TO BE DONE —
Repeat exactly the lines running from the first line of the data to the line containing "plt.rcParams['font.family'] = ['Liberation", both ends included, and nothing else; drop the pictures.

AVAILABLE DATA —
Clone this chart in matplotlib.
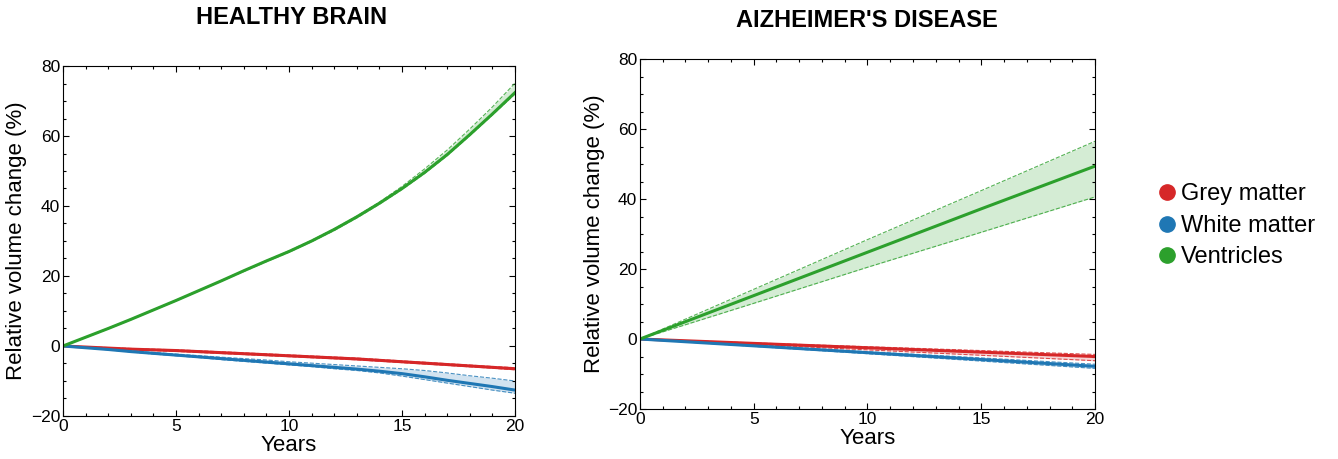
import matplotlib
matplotlib.use("Agg")
import matplotlib.pyplot as plt
from matplotlib.lines import Line2D
from matplotlib.ticker import MultipleLocator

plt.rcParams['font.family'] = ['Liberation Sans', 'DejaVu Sans']

# healthy brain, read per year
years_h = list(range(21))
h_grey = [0, -0.3, -0.6, -0.9, -1.1, -1.3, -1.6, -1.9, -2.2, -2.5, -2.8,
          -3.1, -3.4, -3.7, -4.1, -4.5, -4.9, -5.3, -5.7, -6.1, -6.5]
h_grey_hi = [0, -0.2, -0.45, -0.7, -0.9, -1.1, -1.35, -1.65, -1.95, -2.25, -2.55,
             -2.85, -3.15, -3.45, -3.85, -4.25, -4.65, -5.05, -5.45, -5.85, -6.2]
h_grey_lo = [0, -0.4, -0.75, -1.1, -1.3, -1.55, -1.85, -2.15, -2.45, -2.75, -3.05,
             -3.35, -3.65, -3.95, -4.35, -4.75, -5.15, -5.55, -5.95, -6.35, -6.8]
h_white = [0, -0.5, -1.0, -1.6, -2.1, -2.6, -3.1, -3.6, -4.1, -4.6, -5.1,
           -5.6, -6.1, -6.6, -7.2, -7.9, -8.8, -9.8, -10.7, -11.6, -12.6]
h_white_hi = [0, -0.45, -0.9, -1.4, -1.85, -2.3, -2.75, -3.2, -3.6, -4.0, -4.5,
              -4.9, -5.3, -5.7, -6.1, -6.5, -7.0, -7.7, -8.5, -9.2, -10.0]
h_white_lo = [0, -0.55, -1.1, -1.7, -2.3, -2.8, -3.3, -3.9, -4.4, -4.9, -5.4,
              -5.9, -6.5, -7.0, -7.7, -8.6, -9.6, -10.6, -11.6, -12.6, -13.5]
h_vent = [0, 2.5, 5.0, 7.6, 10.3, 13.0, 15.8, 18.6, 21.5, 24.3, 27.0,
          30.0, 33.3, 36.9, 40.8, 45.0, 49.6, 54.7, 60.4, 66.3, 72.4]
h_vent_hi = [0, 2.6, 5.1, 7.7, 10.4, 13.1, 15.9, 18.7, 21.6, 24.4, 27.2,
             30.2, 33.5, 37.1, 41.1, 45.6, 50.6, 56.0, 62.0, 68.3, 75.1]
h_vent_lo = [0, 2.4, 4.9, 7.5, 10.2, 12.9, 15.7, 18.5, 21.3, 24.1, 26.8,
             29.8, 33.0, 36.6, 40.5, 44.7, 49.3, 54.4, 60.1, 66.0, 72.0]

# alzheimer's disease, near-linear
years_a = [0, 5, 10, 15, 20]
a_grey = [0, -1.25, -2.5, -3.75, -5.0]
a_grey_hi = [0, -1.1, -2.2, -3.3, -4.4]
a_grey_lo = [0, -1.55, -3.1, -4.65, -6.2]
a_white = [0, -1.95, -3.9, -5.85, -7.8]
a_white_hi = [0, -1.8, -3.6, -5.4, -7.2]
a_white_lo = [0, -2.1, -4.2, -6.3, -8.4]
a_vent = [0, 12.4, 24.8, 37.2, 49.4]
a_vent_hi = [0, 14.2, 28.4, 42.4, 56.5]
a_vent_lo = [0, 10.2, 20.5, 30.5, 40.6]

labels = ['Grey matter', 'White matter', 'Ventricles']
colors = ['#d62728', '#1f77b4', '#2ca02c']

fig = plt.figure(figsize=(13.38, 4.59), dpi=100)
ax1 = fig.add_axes([0.0471, 0.0937, 0.3378, 0.7625])
ax2 = fig.add_axes([0.4783, 0.1089, 0.3401, 0.7625])

panels = [
    (ax1, years_h, [(h_grey, h_grey_lo, h_grey_hi), (h_white, h_white_lo, h_white_hi),
                    (h_vent, h_vent_lo, h_vent_hi)]),
    (ax2, years_a, [(a_grey, a_grey_lo, a_grey_hi), (a_white, a_white_lo, a_white_hi),
                    (a_vent, a_vent_lo, a_vent_hi)]),
]

for ax, x, series in panels:
    for (m, lo, hi), col in zip(series, colors):
        ax.fill_between(x, lo, hi, color=col, alpha=0.2, lw=0)
        ax.plot(x, lo, color=col, lw=0.8, ls='--', alpha=0.8)
        ax.plot(x, hi, color=col, lw=0.8, ls='--', alpha=0.8)
        ax.plot(x, m, color=col, lw=2.2)
    ax.set_xlim(0, 20)
    ax.set_ylim(-20, 80)
    ax.xaxis.set_major_locator(MultipleLocator(5))
    ax.xaxis.set_minor_locator(MultipleLocator(1))
    ax.yaxis.set_major_locator(MultipleLocator(20))
    ax.yaxis.set_minor_locator(MultipleLocator(5))
    ax.tick_params(which='both', direction='in', top=True, right=True,
                   labelsize=12.5, pad=2, width=0.8)
    ax.tick_params(which='major', length=4)
    ax.tick_params(which='minor', length=2.2)
    for s in ax.spines.values():
        s.set_linewidth(0.8)
    ax.set_xlabel('Years', fontsize=16)
    ax.set_ylabel('Relative volume change (%)', fontsize=16)

ax1.xaxis.set_label_coords(0.5, -0.055)
ax1.yaxis.set_label_coords(-0.08, 0.5)
ax2.xaxis.set_label_coords(0.5, -0.055)
ax2.yaxis.set_label_coords(-0.077, 0.5)

fig.text(0.218, 0.961, 'HEALTHY BRAIN', ha='center', va='center',
         fontsize=17, fontweight='bold')
fig.text(0.648, 0.956, "AIZHEIMER'S DISEASE", ha='center', va='center',
         fontsize=17, fontweight='bold')

handles = [Line2D([], [], marker='o', ls='', color=c, markersize=11) for c in colors]
fig.legend(handles, labels, loc='center left', bbox_to_anchor=(0.856, 0.508),
           frameon=False, fontsize=17, handletextpad=0.1, labelspacing=0.4,
           handlelength=1.0, borderaxespad=0)

plt.savefig('out.png', dpi=100)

SOLUTION TO THIS PROBLEM —
Clone this chart in matplotlib.
import matplotlib
matplotlib.use("Agg")
import matplotlib.pyplot as plt
from matplotlib.lines import Line2D
from matplotlib.ticker import MultipleLocator

plt.rcParams['font.family'] = ['Liberation Sans', 'DejaVu Sans']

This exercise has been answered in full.